Regional News of Friday, 4 July 2014

Source: GNA

AU Special Rapporteur interacts on RTI Bill

Economic Development Report in Africa says African governments should have coherent approach to trade negotiations and agreement, to ensure the outcomes are mutually supportive of economic transformation and development.

The report which was launched in Accra on Thursday by Third World Network on behalf of the United Nations Trade and Development (UNTAD), noted that African countries could also boost investment through fostering international trade.

On the theme, “Catalysing Investment for Transformative Growth in Africa,” the report looked at the key determinants of investment in Africa; similarities and differences in the composition and characteristics of investment across African countries; and how productive investment had been over the past two decades.

It also considered how investment could be directed to strategic sectors of African economies, to ensure that growth was accompanied by diversification and structural transformation; how to strengthen linkages between investment by local and foreign firms, and what policy measures were needed to catalyze investment for transformation.

The report underscored the need for the international community to grant African countries more market access, particularly in areas such as Agriculture, where they had a comparative advantage.

It, however, said enhanced market access would be of benefit to African countries only if they had the productive capacity to take advantage of the opportunities arising from such market access, and stressed the need to build productive capacities in Africa and also for better information-sharing on available market access opportunities for Entrepreneurs to take advantage of.

“Access to a larger market through trade will allow African countries to exploit economies of scales, associated with producing for a larger market, thereby enhancing their competitiveness and stimulating investment,” it added.

It said high international trade costs had a negative impact on trade and investment in Africa and recommends that the international community provided financial and technical support to African countries to enable them implement the agreement on trade facilitation adopted by the World Trade Organization in Bali in December, 2013.

On using aid to stimulate investment, the Report underscored the need for more aid to be channeled to the productive sectors to build capacities on the continent.

It further argued that aid could have a more positive impact on development in Africa, if it was geared towards stimulating through using it as a guarantee mechanism to reduce the risks faced by lenders and investors.

It, therefore, encouraged development partners to use more aid to lift infrastructure constraints, particularly in energy and transport, as was recently done by the United States through the Power Africa Initiative.

In strengthening linkages between local and foreign enterprises, the Report noted that although African counties experienced a significance increase in Foreign Direct Investment (FDI) flows to the continent over the past decades, there were concerns that the developmental impact had been limited due in part to weak linkages between foreign and local enterprises.

It argued that inadequate infrastructure and skilled labour, low absorptive capacity, policy incoherence, and the lack of a vibrant domestic private sector were some factors responsible for the weak linkages between local and foreign enterprises in Africa.

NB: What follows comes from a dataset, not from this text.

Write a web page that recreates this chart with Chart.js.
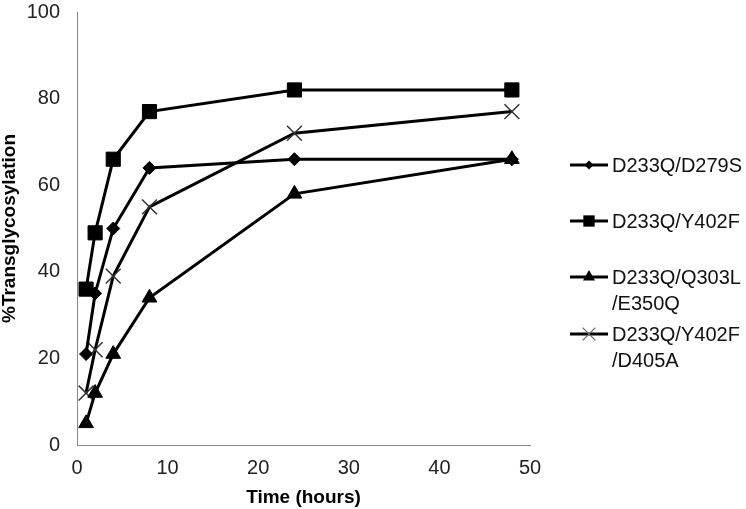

The report, therefore, recommended that African governments should create and strengthen linkages through developing and improving workforce skills, as well as raise the absorptive capacity of local firms through the imposition of technology transfer requirements on FDI.

It also stressed on the need to promote joint ventures between local and foreign enterprises and to make FDI policy consistent with the promotion of domestic entrepreneurship and not to promote FDI in a manner that discriminated against local investors.

“Furthermore, if incentives are to be used to promote FDI, they should be used mainly for attracting new investments in activities where a country cannot attract investors without such incentives,” the report suggested.